Every technology success story is also a story of unintended consequences. Take virtualization, for instance. Virtualization gave us unprecedented utilization of hardware resources. It transformed a provisioning process that used to take months into one that now takes minutes. It gave us flexibility and speed that was once unimaginable and formed the core foundation of the public cloud and private cloud platforms so prevalent today.
However, with that speed and access to public clouds came the ability to circumvent established processes, also known as "shadow IT." Today line-of-business teams simply swipe credit cards on public cloud providers to get the self-service, on-demand provisioning they can't get from their internal IT departments.
Cloud anarchy is shadow IT's better-behaved cousin. You'll find it in IT shops that centralize cloud accounts that get passed around among different line-of-business teams, so that at least the accounting funnels through one place in the IT bureaucracy. In truth, IT typically doesn't have much control over who is deploying what or where. Instead of per-team or per-individual usage line items, IT only sees the final bill.
Among the strengths of a cloud management platform is that it can apply the governance IT needs without sacrificing the flexibility and speed the business demands. Line-of-business teams get that highly prized self-service, on-demand provisioning, and IT can anoint specific applications -- like those passing security audits -- and dictate who is allowed to access the applications and from where. Add metering and billing to keep track of who is spending what, and IT gets accountability without hampering line-of-business agility.
What does such governance look like? Here are five ways to implement governance of public cloud usage that successfully avoids cloud anarchy:
Step 1: Don't reinvent the authentication/authorization wheel
Any new governance IT introduces must have less friction associated with using it than with circumventing it. Shadow IT will continue to persist if it is more painful to use an internal IT system to provision cloud workloads than it is to swipe a credit card on a public cloud. This is why it is important for your chosen cloud management platform to integrate with existing single sign-on solutions: so users do not have to remember new logins. Ideally, you can also use existing group definitions from your directory server. If administrators have to create these fundamental pieces in two places, the war has already been lost.

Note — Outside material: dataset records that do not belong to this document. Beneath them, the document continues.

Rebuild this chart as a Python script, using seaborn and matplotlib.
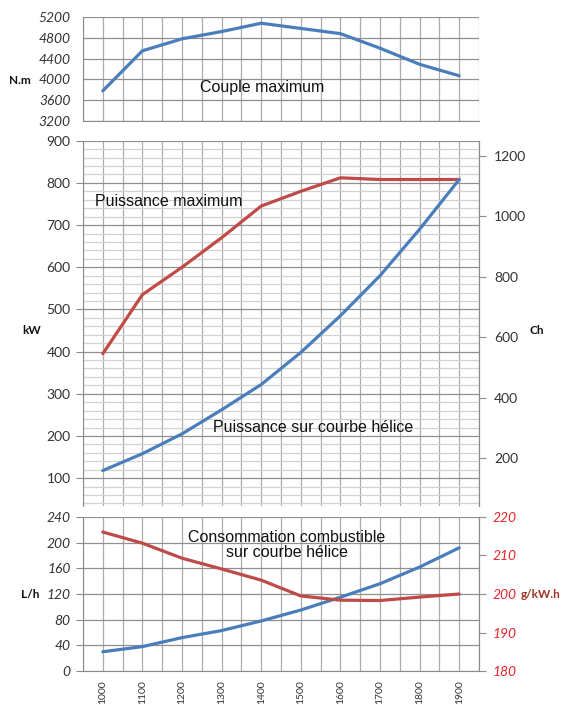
import numpy as np
import pandas as pd
import matplotlib
matplotlib.use("Agg")
import matplotlib.pyplot as plt
import seaborn as sns
from matplotlib.ticker import FixedLocator, MultipleLocator

# Engine speed (tr/min)
rpm = [1000, 1100, 1200, 1300, 1400, 1500, 1600, 1700, 1800, 1900]
rpm_labels = ["1000", "1100", "1200", "1300", "1400", "1500", "1600", "1700", "1800", "1900"]

# Couple maximum (N.m)
couple_max = [3780, 4550, 4780, 4920, 5080, 4980, 4880, 4600, 4290, 4070]
# Puissance maximum (kW)
puissance_max = [395, 535, 600, 670, 745, 780, 812, 808, 808, 808]
# Puissance sur courbe hélice (kW)
puissance_helice = [118, 158, 205, 262, 322, 398, 485, 580, 690, 808]
# Consommation sur courbe hélice (L/h)
conso_lh = [30, 38, 52, 63, 78, 95, 115, 136, 162, 192]
# Consommation spécifique (g/kW.h)
conso_specifique = [216.1, 213.2, 209.3, 206.5, 203.6, 199.5, 198.4, 198.3, 199.2, 200.0]

df = pd.DataFrame({
    "rpm": rpm,
    "couple": couple_max,
    "pmax": puissance_max,
    "phelice": puissance_helice,
    "lh": conso_lh,
    "gkwh": conso_specifique,
})

sns.set_style("white")
plt.rcParams["font.family"] = ["Lato", "DejaVu Sans"]

BLUE = "#4A7EBB"
RED = "#BE4B48"
GRID_MAJ = "#909090"
GRID_V = "#ABABAB"
GRID_MIN = "#D2D2D2"
SPINE = "#8C8C8C"
LW = 2.3

W, H = 569, 705
fig = plt.figure(figsize=(W / 100, H / 100), dpi=100)


def box(l, t, r, b):
    return [l / W, 1 - b / H, (r - l) / W, (b - t) / H]


ax_top = fig.add_axes(box(83, 17, 479, 121))
ax_mid = fig.add_axes(box(83, 140.7, 479, 506))
ax_bot = fig.add_axes(box(83, 517, 479, 671))


def setup_x(ax, labels=False, ticks=False):
    ax.set_xlim(950, 1950)
    ax.xaxis.set_major_locator(FixedLocator(rpm))
    ax.xaxis.set_minor_locator(FixedLocator(np.arange(950, 1951, 100)))
    ax.grid(True, which="both", axis="x", color=GRID_V, linewidth=0.9)
    if labels:
        ax.set_xticklabels(rpm_labels, rotation=90, fontsize=7.5, color="#333333")
    else:
        ax.set_xticklabels([])
    ax.tick_params(axis="x", which="major", length=0, pad=7)
    ax.tick_params(axis="x", which="minor", length=5 if ticks else 0,
                   color=SPINE, width=0.9, direction="out")
    ax.set_axisbelow(True)


# ---- Couple maximum ----
sns.lineplot(data=df, x="rpm", y="couple", ax=ax_top, color=BLUE, linewidth=LW)
ax_top.set_ylim(3200, 5200)
ax_top.yaxis.set_major_locator(MultipleLocator(400))
ax_top.grid(True, which="major", axis="y", color=GRID_MAJ, linewidth=0.9)
setup_x(ax_top, labels=False, ticks=True)
for s in ["top", "right"]:
    ax_top.spines[s].set_visible(False)
for s in ["left", "bottom"]:
    ax_top.spines[s].set_color(SPINE)
ax_top.tick_params(axis="y", length=5, color=SPINE, direction="out", pad=4,
                   labelsize=10, labelcolor="#333333")
for t in ax_top.get_yticklabels():
    t.set_fontstyle("italic")
ax_top.set_xlabel("")
ax_top.set_ylabel("")
ax_top.text(1402, 3835, "Couple maximum", ha="center", va="center",
            fontsize=11.5, family="Liberation Sans", color="#111111")

# ---- Puissance ----
sns.lineplot(data=df, x="rpm", y="pmax", ax=ax_mid, color=RED, linewidth=LW)
sns.lineplot(data=df, x="rpm", y="phelice", ax=ax_mid, color=BLUE, linewidth=LW)
ax_mid.set_ylim(34, 900)
ax_mid.yaxis.set_major_locator(MultipleLocator(100))
ax_mid.yaxis.set_minor_locator(MultipleLocator(20))
ax_mid.grid(True, which="minor", axis="y", color=GRID_MIN, linewidth=0.9)
ax_mid.grid(True, which="major", axis="y", color=GRID_MAJ, linewidth=0.9)
setup_x(ax_mid, labels=False, ticks=False)
for s in ["top", "bottom"]:
    ax_mid.spines[s].set_visible(False)
for s in ["left", "right"]:
    ax_mid.spines[s].set_color(SPINE)
ax_mid.tick_params(axis="y", which="major", length=5, color=SPINE, direction="out",
                   pad=4, labelsize=10, labelcolor="#333333")
ax_mid.tick_params(axis="y", which="minor", length=0)
ax_mid.set_xlabel("")
ax_mid.set_ylabel("")

ax_ch = ax_mid.twinx()
ax_ch.set_ylim(42, 1250)
ax_ch.yaxis.set_major_locator(FixedLocator([200, 400, 600, 800, 1000, 1200]))
ax_ch.tick_params(axis="y", length=5, color=SPINE, direction="out", pad=6,
                  labelsize=10, labelcolor="#333333")
for s in ["top", "bottom", "left"]:
    ax_ch.spines[s].set_visible(False)
ax_ch.spines["right"].set_color(SPINE)

ax_mid.text(980, 755, "Puissance maximum", ha="left", va="center",
            fontsize=11.5, family="Liberation Sans", color="#111111")
ax_mid.text(1278, 221, "Puissance sur courbe hélice", ha="left", va="center",
            fontsize=11.5, family="Liberation Sans", color="#111111")

# ---- Consommation ----
sns.lineplot(data=df, x="rpm", y="lh", ax=ax_bot, color=BLUE, linewidth=LW)
ax_bot.set_ylim(0, 240)
ax_bot.yaxis.set_major_locator(MultipleLocator(40))
ax_bot.grid(True, which="major", axis="y", color=GRID_MAJ, linewidth=0.9)
setup_x(ax_bot, labels=True, ticks=True)
ax_bot.spines["top"].set_visible(False)
for s in ["left", "right", "bottom"]:
    ax_bot.spines[s].set_color(SPINE)
ax_bot.tick_params(axis="y", length=5, color=SPINE, direction="out", pad=4,
                   labelsize=10, labelcolor="#333333")
for t in ax_bot.get_yticklabels():
    t.set_fontstyle("italic")
ax_bot.set_xlabel("")
ax_bot.set_ylabel("")

ax_g = ax_bot.twinx()
sns.lineplot(data=df, x="rpm", y="gkwh", ax=ax_g, color=RED, linewidth=LW)
ax_g.set_ylim(180, 220)
ax_g.yaxis.set_major_locator(MultipleLocator(10))
ax_g.tick_params(axis="y", length=5, color=SPINE, direction="out", pad=5,
                 labelsize=10, labelcolor="#E8232A")
for t in ax_g.get_yticklabels():
    t.set_fontstyle("italic")
for s in ["top", "bottom", "left"]:
    ax_g.spines[s].set_visible(False)
ax_g.spines["right"].set_color(SPINE)
ax_g.set_xlim(950, 1950)
ax_g.set_xlabel("")
ax_g.set_ylabel("")

ax_bot.text(1464, 197, "Consommation combustible\nsur courbe hélice", ha="center",
            va="center", multialignment="center", linespacing=1.0,
            fontsize=11.5, family="Liberation Sans", color="#111111", zorder=5)

# ---- Unit labels ----
def unit(x, y, s, color="#111111", ha="center"):
    fig.text(x / W, 1 - y / H, s, ha=ha, va="center", fontsize=8.5,
             fontweight="bold", color=color)


unit(20, 80, "N.m")
unit(32, 331, "kW")
unit(537, 330, "Ch")
unit(30, 595, "L/h")
unit(521, 594, "g/kW.h", color="#9C3324", ha="left")

fig.savefig("out.png", dpi=100, facecolor="white")
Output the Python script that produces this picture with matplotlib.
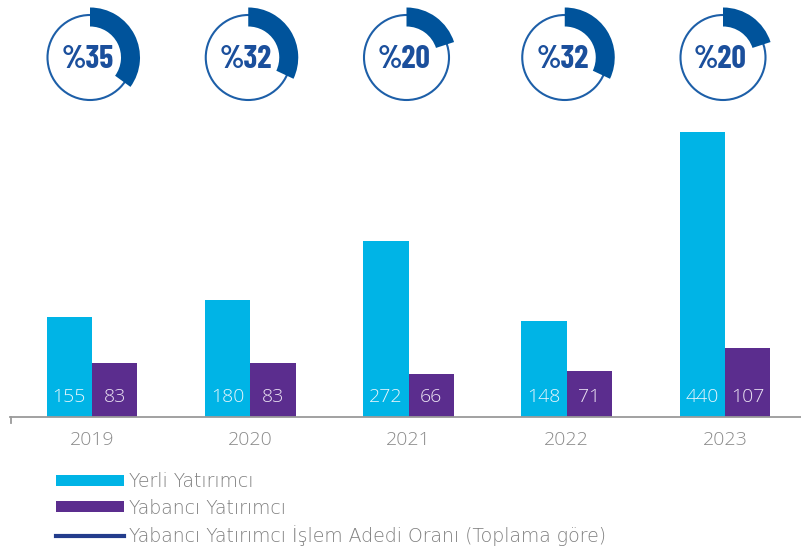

Step 2: Group clouds into an abstraction
In addition to lumping users into groups, an IT department should use its cloud management platform to place cloud regions into groups. This makes it easier to apply access control lists to logical segments of clouds. Such an abstraction should include cloud account-level separation. For example, perhaps you want two different constituents to use Amazon Web Services, but one group uses an account tied to a central IT billing credit card while the other uses an account tied to a line-of-business credit card. That level of cardinality brings maximum flexibility when designing the various groups of cloud that different constituents will be granted access to use.